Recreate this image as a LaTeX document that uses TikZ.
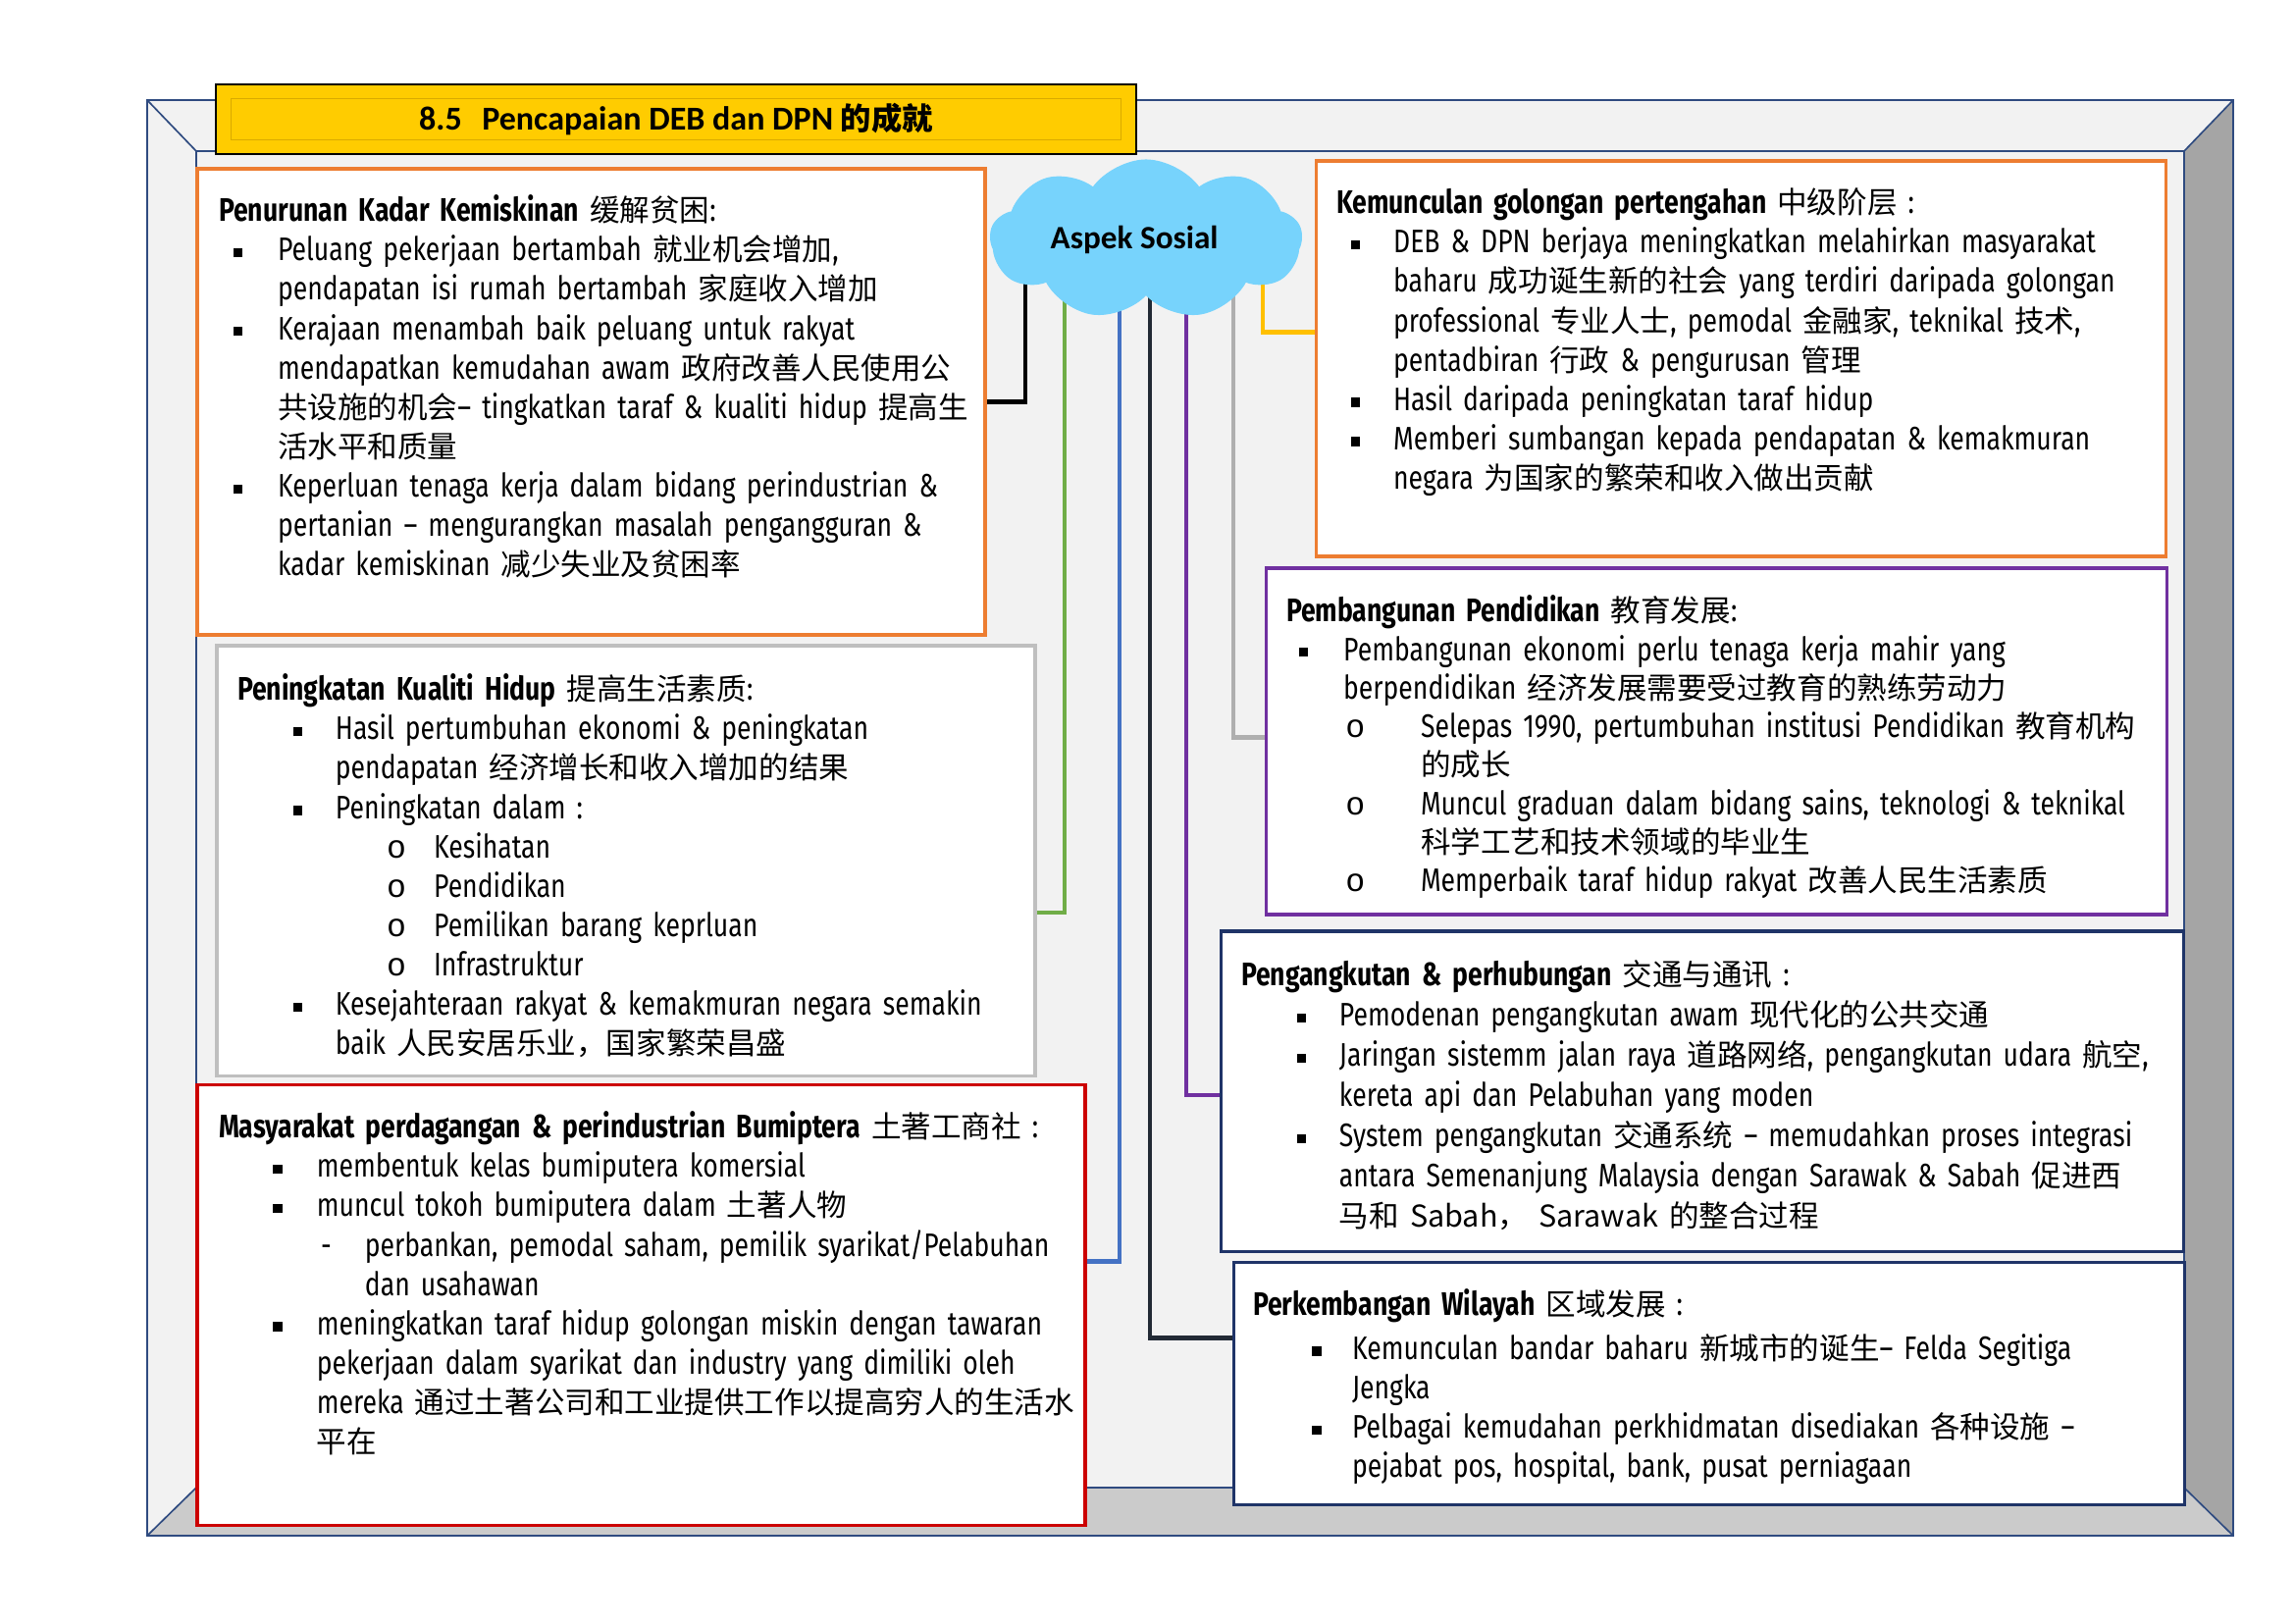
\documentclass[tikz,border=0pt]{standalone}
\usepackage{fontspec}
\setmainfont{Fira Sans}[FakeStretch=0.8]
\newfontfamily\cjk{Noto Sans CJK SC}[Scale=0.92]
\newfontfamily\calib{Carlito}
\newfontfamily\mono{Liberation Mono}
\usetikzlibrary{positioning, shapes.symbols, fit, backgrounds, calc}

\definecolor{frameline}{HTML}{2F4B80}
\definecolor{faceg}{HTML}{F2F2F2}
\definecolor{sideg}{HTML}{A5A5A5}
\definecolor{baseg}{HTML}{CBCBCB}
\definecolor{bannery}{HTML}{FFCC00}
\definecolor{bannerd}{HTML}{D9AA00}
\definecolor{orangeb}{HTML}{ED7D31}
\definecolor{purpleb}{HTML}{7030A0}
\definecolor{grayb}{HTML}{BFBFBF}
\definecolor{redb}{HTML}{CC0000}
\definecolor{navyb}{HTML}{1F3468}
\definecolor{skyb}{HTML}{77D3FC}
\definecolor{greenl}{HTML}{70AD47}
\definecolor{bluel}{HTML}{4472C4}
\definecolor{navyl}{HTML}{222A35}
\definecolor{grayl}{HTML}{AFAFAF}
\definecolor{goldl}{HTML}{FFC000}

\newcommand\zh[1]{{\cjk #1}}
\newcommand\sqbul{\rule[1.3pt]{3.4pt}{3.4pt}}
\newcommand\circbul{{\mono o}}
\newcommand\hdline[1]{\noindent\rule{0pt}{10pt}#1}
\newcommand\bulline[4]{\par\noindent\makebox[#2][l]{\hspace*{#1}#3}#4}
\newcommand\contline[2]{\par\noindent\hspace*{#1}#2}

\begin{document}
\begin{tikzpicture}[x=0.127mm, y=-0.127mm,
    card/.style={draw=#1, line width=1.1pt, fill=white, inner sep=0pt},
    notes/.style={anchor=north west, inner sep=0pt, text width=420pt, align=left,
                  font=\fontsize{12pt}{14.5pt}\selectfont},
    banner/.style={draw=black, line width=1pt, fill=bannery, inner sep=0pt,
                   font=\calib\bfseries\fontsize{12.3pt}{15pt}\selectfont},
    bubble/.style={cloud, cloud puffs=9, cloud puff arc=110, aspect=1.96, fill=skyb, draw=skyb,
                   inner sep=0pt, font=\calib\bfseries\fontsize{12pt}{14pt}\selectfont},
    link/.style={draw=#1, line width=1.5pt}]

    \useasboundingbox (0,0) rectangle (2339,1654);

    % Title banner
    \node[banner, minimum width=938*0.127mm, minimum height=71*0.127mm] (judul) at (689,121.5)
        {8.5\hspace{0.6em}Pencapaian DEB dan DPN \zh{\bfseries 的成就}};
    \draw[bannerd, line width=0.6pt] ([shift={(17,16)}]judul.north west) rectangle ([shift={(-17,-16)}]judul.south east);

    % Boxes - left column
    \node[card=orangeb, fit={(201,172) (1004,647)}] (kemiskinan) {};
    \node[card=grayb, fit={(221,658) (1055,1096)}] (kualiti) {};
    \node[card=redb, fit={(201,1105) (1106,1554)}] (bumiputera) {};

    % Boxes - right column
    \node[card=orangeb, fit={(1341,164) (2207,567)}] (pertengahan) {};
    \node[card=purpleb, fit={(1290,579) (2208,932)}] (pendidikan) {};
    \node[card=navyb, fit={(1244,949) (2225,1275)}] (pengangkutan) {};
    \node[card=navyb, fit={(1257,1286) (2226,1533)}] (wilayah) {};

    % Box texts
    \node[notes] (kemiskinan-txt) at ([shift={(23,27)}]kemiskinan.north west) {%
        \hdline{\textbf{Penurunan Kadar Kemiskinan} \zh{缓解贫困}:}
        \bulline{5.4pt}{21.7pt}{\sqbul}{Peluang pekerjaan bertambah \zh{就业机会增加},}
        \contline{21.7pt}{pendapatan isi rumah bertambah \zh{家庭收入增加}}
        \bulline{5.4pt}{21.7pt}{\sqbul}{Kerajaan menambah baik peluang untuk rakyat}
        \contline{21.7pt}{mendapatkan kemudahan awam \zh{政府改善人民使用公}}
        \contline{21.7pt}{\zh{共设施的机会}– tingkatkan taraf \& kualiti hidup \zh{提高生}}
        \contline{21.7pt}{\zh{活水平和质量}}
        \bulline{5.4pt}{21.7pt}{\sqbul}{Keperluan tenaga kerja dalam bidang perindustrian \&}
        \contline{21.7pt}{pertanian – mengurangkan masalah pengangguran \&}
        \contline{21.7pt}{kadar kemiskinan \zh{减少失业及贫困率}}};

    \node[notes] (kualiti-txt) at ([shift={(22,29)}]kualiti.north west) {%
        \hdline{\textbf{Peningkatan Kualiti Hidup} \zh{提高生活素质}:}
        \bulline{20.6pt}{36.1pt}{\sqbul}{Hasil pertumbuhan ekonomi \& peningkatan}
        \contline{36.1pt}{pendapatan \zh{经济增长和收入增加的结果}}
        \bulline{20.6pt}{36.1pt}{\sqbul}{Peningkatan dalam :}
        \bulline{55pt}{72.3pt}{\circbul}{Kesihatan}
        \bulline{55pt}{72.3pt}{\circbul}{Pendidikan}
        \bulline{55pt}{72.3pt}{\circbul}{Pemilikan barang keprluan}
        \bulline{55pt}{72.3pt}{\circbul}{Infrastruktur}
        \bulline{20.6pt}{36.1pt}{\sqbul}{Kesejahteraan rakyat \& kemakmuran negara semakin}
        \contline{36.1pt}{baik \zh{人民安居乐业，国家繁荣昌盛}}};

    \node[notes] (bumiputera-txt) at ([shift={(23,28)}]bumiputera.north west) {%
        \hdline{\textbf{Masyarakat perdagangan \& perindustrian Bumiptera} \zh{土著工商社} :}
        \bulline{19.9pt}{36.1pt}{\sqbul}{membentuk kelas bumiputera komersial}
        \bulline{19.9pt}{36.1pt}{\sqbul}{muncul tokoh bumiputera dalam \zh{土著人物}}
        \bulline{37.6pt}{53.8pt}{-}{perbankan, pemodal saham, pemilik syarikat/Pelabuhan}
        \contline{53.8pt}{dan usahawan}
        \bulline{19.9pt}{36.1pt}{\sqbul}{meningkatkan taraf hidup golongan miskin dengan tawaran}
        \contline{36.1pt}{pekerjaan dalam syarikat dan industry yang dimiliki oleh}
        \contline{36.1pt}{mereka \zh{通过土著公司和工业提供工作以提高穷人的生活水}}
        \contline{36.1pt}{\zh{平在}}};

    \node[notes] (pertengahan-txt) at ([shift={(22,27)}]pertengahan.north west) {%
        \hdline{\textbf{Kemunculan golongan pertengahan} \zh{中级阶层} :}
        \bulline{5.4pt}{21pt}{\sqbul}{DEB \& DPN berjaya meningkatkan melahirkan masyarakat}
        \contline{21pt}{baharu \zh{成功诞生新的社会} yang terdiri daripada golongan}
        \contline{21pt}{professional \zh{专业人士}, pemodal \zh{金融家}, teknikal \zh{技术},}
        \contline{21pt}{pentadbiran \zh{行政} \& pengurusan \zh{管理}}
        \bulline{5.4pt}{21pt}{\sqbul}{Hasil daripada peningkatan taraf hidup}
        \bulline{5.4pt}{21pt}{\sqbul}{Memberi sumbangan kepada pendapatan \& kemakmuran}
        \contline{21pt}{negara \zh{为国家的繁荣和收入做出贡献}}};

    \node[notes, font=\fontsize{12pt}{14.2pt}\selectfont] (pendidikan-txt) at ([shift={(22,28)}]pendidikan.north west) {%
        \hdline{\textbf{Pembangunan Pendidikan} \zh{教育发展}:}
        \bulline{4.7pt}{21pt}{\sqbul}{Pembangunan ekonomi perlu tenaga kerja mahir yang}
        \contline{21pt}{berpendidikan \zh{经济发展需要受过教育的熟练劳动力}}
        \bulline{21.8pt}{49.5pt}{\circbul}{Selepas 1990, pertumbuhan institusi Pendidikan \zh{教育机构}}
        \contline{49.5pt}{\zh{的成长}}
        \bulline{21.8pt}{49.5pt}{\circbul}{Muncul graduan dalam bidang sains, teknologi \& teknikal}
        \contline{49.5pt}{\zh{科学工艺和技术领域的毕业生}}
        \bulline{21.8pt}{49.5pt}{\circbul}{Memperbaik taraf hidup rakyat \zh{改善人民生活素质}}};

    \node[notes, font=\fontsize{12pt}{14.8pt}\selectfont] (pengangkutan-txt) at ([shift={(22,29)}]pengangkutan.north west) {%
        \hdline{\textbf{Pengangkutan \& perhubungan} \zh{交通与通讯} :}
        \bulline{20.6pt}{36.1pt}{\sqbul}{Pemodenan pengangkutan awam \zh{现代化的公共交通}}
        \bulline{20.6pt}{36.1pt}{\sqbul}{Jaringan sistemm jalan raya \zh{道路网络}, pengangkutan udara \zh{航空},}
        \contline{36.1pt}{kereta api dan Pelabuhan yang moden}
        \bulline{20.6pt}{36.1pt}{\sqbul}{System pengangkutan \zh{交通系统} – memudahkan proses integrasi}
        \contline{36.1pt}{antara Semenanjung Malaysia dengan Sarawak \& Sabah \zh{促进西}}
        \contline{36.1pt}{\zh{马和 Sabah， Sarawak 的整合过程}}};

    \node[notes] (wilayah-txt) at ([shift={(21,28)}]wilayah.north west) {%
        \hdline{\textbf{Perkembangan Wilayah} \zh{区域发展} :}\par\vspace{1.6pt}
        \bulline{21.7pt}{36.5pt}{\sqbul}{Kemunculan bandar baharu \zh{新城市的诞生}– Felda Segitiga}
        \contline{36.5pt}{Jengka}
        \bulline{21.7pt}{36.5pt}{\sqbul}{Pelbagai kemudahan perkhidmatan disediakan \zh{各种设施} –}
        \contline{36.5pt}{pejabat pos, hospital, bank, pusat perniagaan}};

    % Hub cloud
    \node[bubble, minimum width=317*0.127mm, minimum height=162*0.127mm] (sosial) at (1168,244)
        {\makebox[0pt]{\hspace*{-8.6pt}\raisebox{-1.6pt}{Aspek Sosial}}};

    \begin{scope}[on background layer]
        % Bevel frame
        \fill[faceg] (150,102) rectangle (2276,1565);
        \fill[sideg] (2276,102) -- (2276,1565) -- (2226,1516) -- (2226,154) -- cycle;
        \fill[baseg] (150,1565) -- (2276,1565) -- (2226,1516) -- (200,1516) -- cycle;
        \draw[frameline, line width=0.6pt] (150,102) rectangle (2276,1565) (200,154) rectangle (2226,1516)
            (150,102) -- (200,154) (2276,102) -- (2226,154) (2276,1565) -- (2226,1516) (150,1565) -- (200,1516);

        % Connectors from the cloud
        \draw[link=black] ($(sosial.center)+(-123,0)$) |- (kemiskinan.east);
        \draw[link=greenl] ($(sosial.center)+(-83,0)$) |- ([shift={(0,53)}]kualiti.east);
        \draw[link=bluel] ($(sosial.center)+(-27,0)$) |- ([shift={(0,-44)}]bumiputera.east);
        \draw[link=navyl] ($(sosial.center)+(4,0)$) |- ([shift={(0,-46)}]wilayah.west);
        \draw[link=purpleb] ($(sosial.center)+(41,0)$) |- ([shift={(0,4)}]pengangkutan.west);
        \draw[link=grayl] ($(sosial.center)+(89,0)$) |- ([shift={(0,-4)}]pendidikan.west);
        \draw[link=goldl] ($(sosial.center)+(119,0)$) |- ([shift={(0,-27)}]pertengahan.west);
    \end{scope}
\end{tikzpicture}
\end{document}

┄┄┄┄┄┄┄┄┄┄┄┄┄┄┄┄┄┄┄┄

Skip the pictures and restate exactly the lines from the beginning of the listing to the line with "(0,0) rectangle (2339,1654);", that line included.

→ SOLUTION:
Recreate this image as a LaTeX document that uses TikZ.
\documentclass[tikz,border=0pt]{standalone}
\usepackage{fontspec}
\setmainfont{Fira Sans}[FakeStretch=0.8]
\newfontfamily\cjk{Noto Sans CJK SC}[Scale=0.92]
\newfontfamily\calib{Carlito}
\newfontfamily\mono{Liberation Mono}
\usetikzlibrary{positioning, shapes.symbols, fit, backgrounds, calc}

\definecolor{frameline}{HTML}{2F4B80}
\definecolor{faceg}{HTML}{F2F2F2}
\definecolor{sideg}{HTML}{A5A5A5}
\definecolor{baseg}{HTML}{CBCBCB}
\definecolor{bannery}{HTML}{FFCC00}
\definecolor{bannerd}{HTML}{D9AA00}
\definecolor{orangeb}{HTML}{ED7D31}
\definecolor{purpleb}{HTML}{7030A0}
\definecolor{grayb}{HTML}{BFBFBF}
\definecolor{redb}{HTML}{CC0000}
\definecolor{navyb}{HTML}{1F3468}
\definecolor{skyb}{HTML}{77D3FC}
\definecolor{greenl}{HTML}{70AD47}
\definecolor{bluel}{HTML}{4472C4}
\definecolor{navyl}{HTML}{222A35}
\definecolor{grayl}{HTML}{AFAFAF}
\definecolor{goldl}{HTML}{FFC000}

\newcommand\zh[1]{{\cjk #1}}
\newcommand\sqbul{\rule[1.3pt]{3.4pt}{3.4pt}}
\newcommand\circbul{{\mono o}}
\newcommand\hdline[1]{\noindent\rule{0pt}{10pt}#1}
\newcommand\bulline[4]{\par\noindent\makebox[#2][l]{\hspace*{#1}#3}#4}
\newcommand\contline[2]{\par\noindent\hspace*{#1}#2}

\begin{document}
\begin{tikzpicture}[x=0.127mm, y=-0.127mm,
    card/.style={draw=#1, line width=1.1pt, fill=white, inner sep=0pt},
    notes/.style={anchor=north west, inner sep=0pt, text width=420pt, align=left,
                  font=\fontsize{12pt}{14.5pt}\selectfont},
    banner/.style={draw=black, line width=1pt, fill=bannery, inner sep=0pt,
                   font=\calib\bfseries\fontsize{12.3pt}{15pt}\selectfont},
    bubble/.style={cloud, cloud puffs=9, cloud puff arc=110, aspect=1.96, fill=skyb, draw=skyb,
                   inner sep=0pt, font=\calib\bfseries\fontsize{12pt}{14pt}\selectfont},
    link/.style={draw=#1, line width=1.5pt}]

    \useasboundingbox (0,0) rectangle (2339,1654);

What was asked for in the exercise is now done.